Under R2C, if you don't control your territory to prevent it from being used as a haven for terrorists, criminal gangs, or pirates, other countries gain the right to police that area. I called it the Lexington Rule:
One of the problems with dealing with non-state actors is that they have enough power to defy the state government that has the responsibility for policing that piece of territory. So when a country goes after the non-state actor exercising the power of a state to wage war, the country runs afoul of the Westphalian assumptions because the country is attacking the formal territory of some state government even if that government does not control the territory. The Hizbollah War is a case in point.
So what if we modify our rules of recognition? Let's split our recognition. We recognize a government that holds a UN seat and borrows money and is responsible for its actions, as we do now. Right now it is all or nothing. You are recognized or not and if you do you are given credit for controlling everything within the lines on the map indicating your country. The government has legal responsibility to control their territory, but in practice there is no way to compel them to do so and yet international law prevents others from trying to install some level of control--or at least to destroy threats gathering in those areas beyond government control.

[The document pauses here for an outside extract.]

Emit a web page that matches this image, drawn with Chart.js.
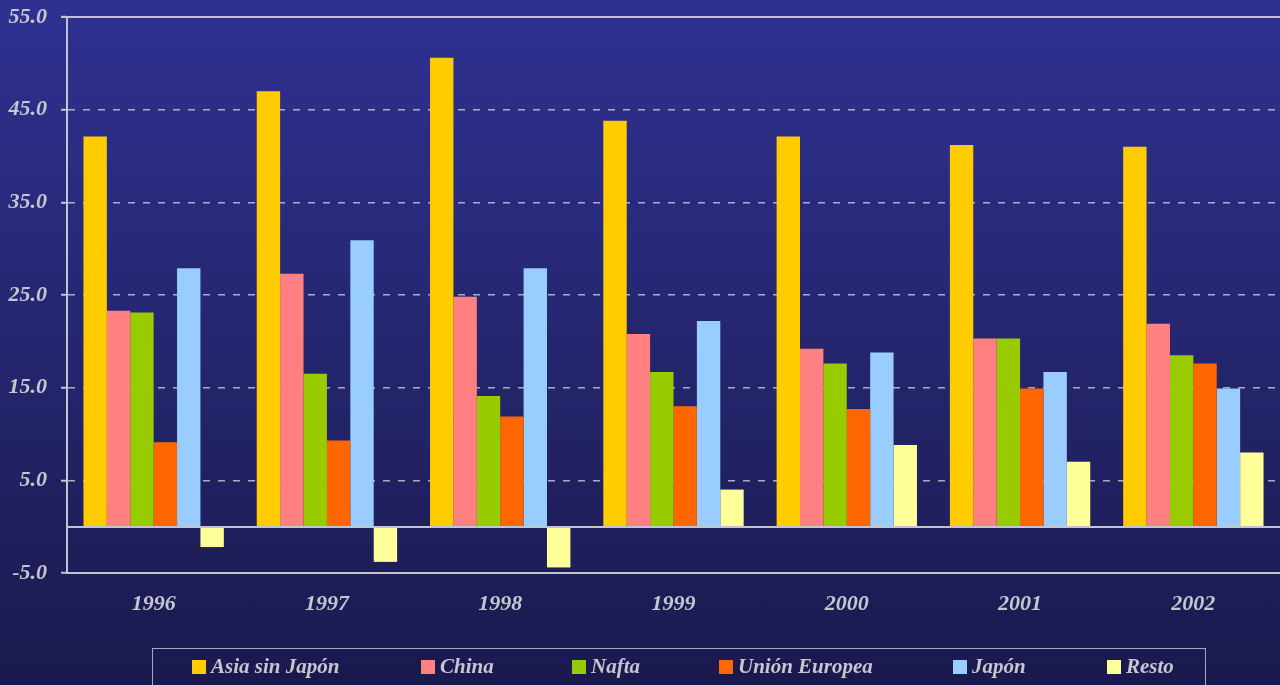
<!DOCTYPE html>
<html>
<head>
<meta charset="utf-8">
<script src="https://cdn.jsdelivr.net/npm/chart.js@4"></script>
<style>
  html, body { margin: 0; padding: 0; }
  body {
    width: 1280px; height: 685px; overflow: hidden; position: relative;
    background: linear-gradient(to bottom, #2f3192 0%, #25266f 50%, #1a194e 100%);
  }
  #wrap { position: absolute; left: 0; top: 0; width: 1280px; height: 685px; }
  #legend {
    position: absolute; left: 152px; top: 648px; width: 1054px; height: 50px;
    border: 1px solid #a8a8bc; box-sizing: border-box;
  }
  .item {
    position: absolute; top: 5px; height: 36px; line-height: 36px; white-space: nowrap;
    font: italic bold 21px "Liberation Serif", serif; color: #c6c6ce;
  }
  .item i {
    display: inline-block; width: 14px; height: 14px; margin-right: 5px; vertical-align: -1px;
  }
</style>
</head>
<body>
<div id="wrap"><canvas id="chart" width="1280" height="685"></canvas></div>
<div id="legend"></div>
<script>
// Exportaciones: participación por destino (%)
const years = ["1996", "1997", "1998", "1999", "2000", "2001", "2002"];
const asiaSinJapon = [42.1, 47.0, 50.6, 43.8, 42.1, 41.2, 41.0];
const china = [23.3, 27.3, 24.8, 20.8, 19.2, 20.3, 21.9];
const nafta = [23.1, 16.5, 14.1, 16.7, 17.6, 20.3, 18.5];
const unionEuropea = [9.1, 9.3, 11.9, 13.0, 12.7, 14.9, 17.6];
const japon = [27.9, 30.9, 27.9, 22.2, 18.8, 16.7, 14.9];
const resto = [-2.2, -3.8, -4.4, 4.0, 8.8, 7.0, 8.0];

const yTicks = [-5, 5, 15, 25, 35, 45, 55];

const seriesNames = ["Asia sin Japón", "China", "Nafta", "Unión Europea", "Japón", "Resto"];
const seriesColors = ["#ffcc00", "#ff8080", "#99cc00", "#ff6600", "#99ccff", "#ffff99"];
const seriesValues = [asiaSinJapon, china, nafta, unionEuropea, japon, resto];

// legend item offsets inside the box (px)
const legendX = [39, 268, 419, 566, 800, 954];

const FONT = { family: "'Liberation Serif', serif", size: 22, style: "italic", weight: "bold" };
const TXT = "#c6c6ce";
const LINE = "#c4c4cc";

// solid lines at 0 and at the top of the plot
const extraLines = {
  id: "extraLines",
  afterDatasetsDraw(chart) {
    const { ctx, chartArea, scales } = chart;
    ctx.save();
    ctx.strokeStyle = LINE;
    ctx.lineWidth = 2;
    [0, 55].forEach(v => {
      const y = Math.round(scales.y.getPixelForValue(v));
      ctx.beginPath();
      ctx.moveTo(v === 55 ? chartArea.left - 6 : chartArea.left, y);
      ctx.lineTo(chartArea.right, y);
      ctx.stroke();
    });
    ctx.restore();
  }
};

new Chart(document.getElementById("chart"), {
  type: "bar",
  data: {
    labels: years,
    datasets: seriesNames.map((name, i) => ({
      label: name,
      data: seriesValues[i],
      backgroundColor: seriesColors[i],
      borderWidth: 0,
      categoryPercentage: 0.81,
      barPercentage: 1.0
    }))
  },
  options: {
    responsive: false,
    animation: false,
    layout: { padding: { top: 17, right: 0, left: 0, bottom: 0 } },
    plugins: { legend: { display: false }, tooltip: { enabled: false } },
    scales: {
      x: {
        grid: { display: false },
        border: { display: true, color: LINE, width: 2 },
        ticks: { color: TXT, font: FONT, padding: 10, maxRotation: 0 },
        afterFit: s => { s.height = 112; s.paddingLeft = 0; s.paddingRight = 0; }
      },
      y: {
        min: -5,
        max: 55,
        afterBuildTicks: s => { s.ticks = yTicks.map(v => ({ value: v })); },
        grid: { color: "rgba(196,196,210,0.85)", lineWidth: 1.5, tickLength: 6, tickColor: LINE, tickWidth: 2 },
        border: { display: true, color: LINE, width: 2, dash: [7, 8] },
        ticks: { color: TXT, font: FONT, padding: 14, callback: v => Number(v).toFixed(1) },
        afterFit: s => { s.width = 67; s.paddingTop = 0; s.paddingBottom = 0; }
      }
    }
  },
  plugins: [extraLines]
});

const legend = document.getElementById("legend");
seriesNames.forEach((name, i) => {
  const el = document.createElement("div");
  el.className = "item";
  el.style.left = legendX[i] + "px";
  el.innerHTML = '<i style="background:' + seriesColors[i] + '"></i>' + name;
  legend.appendChild(el);
});
</script>
</body>
</html>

But as part of this recognition, we also declare the boundaries of these recognized governments that reflect effective control and not just legal fictions based on lines on maps. For most countries, we'd use the formal boundaries. Germany controls their territory. But not all countries are in this situation.
Where a country's government does not or cannot control all their territory, we should declare areas "free of control" by a national government and therefore deprive the non-state actor from hiding behind the nominal legal government when they are attacked on their de facto territory that the non-state actor rules.
Not that the United Nations would ever sanction this idea. But I think R2C would do more to further world peace than R2P.